Mas esta é também, não o esqueçamos, o símbolo erótico envolvendo a afirmação ousada mas inquietante do corpo e a des-ordem introduzida [na família, na "Pátria", na envolvência subjecccional... tribal] pela emergência do desejo que deve, por isso, ser no limite fatalmente punido.

Há na ideia de Virtude assim entendida---e representada---o cumprimento de uma pulsão auto-repressional socializadora ou "sociante", em geral [todas as formas de sociação assentam inevitavelmente na integração da morte---da dos instintos descentrantes, das pulsões egóticas centrífugas, desde logo] mas também, como é evidente, o de linhas gerais de um pensamento "pedagógico" crístico com larga expressão antropológica, onde aquela informação está, de resto, presente [a morte e a ressurreição de Cristo podem ser, em tese, entendidas como constituindo uma representação encriptada daquele "antroponema" ou "sociema" atrás referido]; mas há, também [no caso da "Salomé" de Wilde isso parece-me particularmente evidente!] uma espécie de secundaricização/neurotização do desejo---do mal camuflado, para-prometaico, desejo de rebelião contra a própria pressão repressional configurado, exactamente na fetichização da sensualidade aí apresentada---e representada.

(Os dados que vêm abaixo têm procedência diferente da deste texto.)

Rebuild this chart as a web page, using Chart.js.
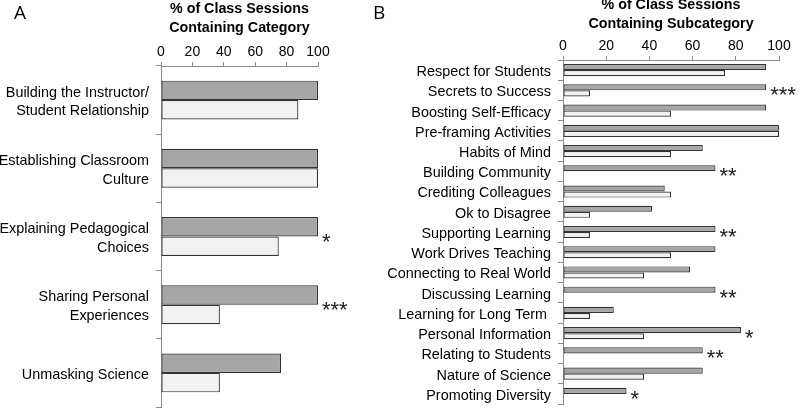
<!DOCTYPE html>
<html><head><meta charset="utf-8">
<script src="https://cdn.jsdelivr.net/npm/chart.js@4.4.0/dist/chart.umd.min.js"></script>
<style>
html,body{margin:0;padding:0;background:#fff;width:800px;height:411px;overflow:hidden;position:relative}
#wa{position:absolute;left:0;top:0;width:400px;height:411px}
#wb{position:absolute;left:360px;top:-4px;width:440px;height:415px}
.pl{position:absolute;top:0;font-family:'Open Sans',sans-serif;font-size:19px;line-height:24px;color:#000}
</style>
</head><body>
<div id="wa"><canvas id="ca"></canvas></div>
<div id="wb"><canvas id="cb"></canvas></div>
<div class="pl" style="left:14px">A</div>
<div class="pl" style="left:373px">B</div>
<script>
// ---- Panel A data ----
const categoriesA = [
  ["Building the Instructor/", "Student Relationship"],
  ["Establishing Classroom", "Culture"],
  ["Explaining Pedagogical", "Choices"],
  ["Sharing Personal", "Experiences"],
  "Unmasking Science"
];
const darkA  = [100, 100, 100, 100, 76.5];
const lightA = [87.5, 100, 75, 37.5, 37.5];
const marksA = ["", "", "*", "***", ""];
const titleA = ["% of Class Sessions", "Containing Category"];

// ---- Panel B data ----
const categoriesB = [
  "Respect for Students", "Secrets to Success", "Boosting Self-Efficacy",
  "Pre-framing Activities", "Habits of Mind", "Building Community",
  "Crediting Colleagues", "Ok to Disagree", "Supporting Learning",
  "Work Drives Teaching", "Connecting to Real World", "Discussing Learning",
  "Learning for Long Term ", "Personal Information", "Relating to Students",
  "Nature of Science", "Promoting Diversity"
];
const darkB  = [94.1, 94.1, 94.1, 100, 64.7, 70.6, 47.1, 41.2, 70.6, 70.6, 58.8, 70.6, 23.5, 82.4, 64.7, 64.7, 29.4];
const lightB = [75, 12.5, 50, 100, 50, 0, 50, 12.5, 12.5, 50, 37.5, 0, 12.5, 37.5, 0, 37.5, 0];
const marksB = ["", "***", "", "", "", "**", "", "", "**", "", "", "**", "", "*", "**", "", "*"];
const titleB = ["% of Class Sessions", "Containing Subcategory"];

const xTicks = [0, 20, 40, 60, 80, 100];

const FONT = '"Liberation Sans", Arial, sans-serif';
const DARK = '#a6a6a6', LIGHT = '#f2f2f2', EDGE = '#333333', AXIS = '#8c8c8c';

const starPlugin = {
  id: 'stars',
  afterDatasetsDraw(chart, args, opts) {
    const ctx = chart.ctx, xs = chart.scales.x, ys = chart.scales.y;
    const vals = chart.data.datasets[0].data;
    ctx.save();
    ctx.font = '22px ' + FONT;
    ctx.fillStyle = '#222';
    ctx.textAlign = 'left';
    ctx.textBaseline = 'alphabetic';
    opts.marks.forEach((m, i) => {
      if (!m) return;
      ctx.fillText(m, xs.getPixelForValue(vals[i]) + 4, ys.getPixelForValue(i) + 12);
    });
    ctx.restore();
  }
};

function makeChart(id, cats, dark, light, marks, title, cfg) {
  return new Chart(document.getElementById(id), {
    type: 'bar',
    data: {
      labels: cats,
      datasets: [
        { label: 'Series 1', data: dark, backgroundColor: DARK, borderColor: EDGE, borderWidth: 1.2, borderSkipped: false },
        { label: 'Series 2', data: light, backgroundColor: LIGHT, borderColor: EDGE, borderWidth: 1.2, borderSkipped: false }
      ]
    },
    plugins: [starPlugin],
    options: {
      indexAxis: 'y',
      responsive: true,
      maintainAspectRatio: false,
      animation: false,
      categoryPercentage: cfg.cp,
      barPercentage: 1.0,
      layout: { padding: { left: 0, right: cfg.padR, top: 0, bottom: cfg.padB } },
      plugins: { legend: { display: false }, tooltip: { enabled: false }, stars: { marks: marks } },
      scales: {
        x: {
          position: 'top', min: 0, max: 100,
          afterBuildTicks: (s) => { s.ticks = xTicks.map(v => ({ value: v })); },
          afterFit: (s) => { s.height = cfg.xH; s.paddingLeft = 0; s.paddingRight = 0; },
          grid: { drawOnChartArea: false, drawTicks: true, tickLength: 4, color: AXIS },
          border: { display: true, color: AXIS },
          ticks: { font: { family: FONT, size: 14 }, color: '#000', padding: 1, maxRotation: 0 },
          title: { display: true, text: title, font: { family: FONT, size: 14.3, weight: 'bold', lineHeight: 1.3 }, color: '#000', padding: { top: 0, bottom: 0 } }
        },
        y: {
          afterFit: (s) => { s.width = cfg.yW; s.paddingTop = 0; s.paddingBottom = 0; },
          grid: { drawOnChartArea: false, drawTicks: true, tickLength: 5, color: AXIS, offset: true },
          border: { display: true, color: AXIS },
          ticks: { font: { family: FONT, size: 14.4, lineHeight: 1.3 }, color: '#000', padding: 7, labelOffset: cfg.lo, autoSkip: false }
        }
      }
    }
  });
}

makeChart('ca', categoriesA, darkA, lightA, marksA, titleA, { cp: 0.57, padR: 82, padB: 4, xH: 66, yW: 161, lo: 2 });
makeChart('cb', categoriesB, darkB, lightB, marksB, titleB, { cp: 0.6, padR: 21, padB: 7, xH: 64, yW: 203, lo: 2 });
</script>
</body></html>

Salomé é, por definição, uma figura demasiado trágica [ela representa, nunca a ultrapassando e nunca a superando redencionalmente, a expressão final da impossiibilidade do desejo ou auto/castração erótica simbológica] a meu ver, para se compaginar completamente com o arco témico básico do pensar judaico-cristão, naturalmente vocacionado, como é sabido, para encontrar sempre, no limite, "soluções" témicas [e totémicas!] para a Morte e/ou para o Nada.

Também por isso, admito-o eu igualmente como tese, estava condenada a deixar-se vencer no imaginário [e especificamente no mitário] colectivo nacional por uma Inês que venceu, essa, a Morte e até precisou essencialmente dela para ganhar o lugar que Garcia de Resende nas "Trovas" [comparando-a subtilmente o próprio Cristo de cuja morte Pilatos---nas "Trovas" o rei pai---lava classicamente as mãos] e Afonso Lopes Vieira em "A Paixão de Pedro o Cru" ["sepultando-a" ao lado da Rainha Santa] de forma expressa lhe reservam.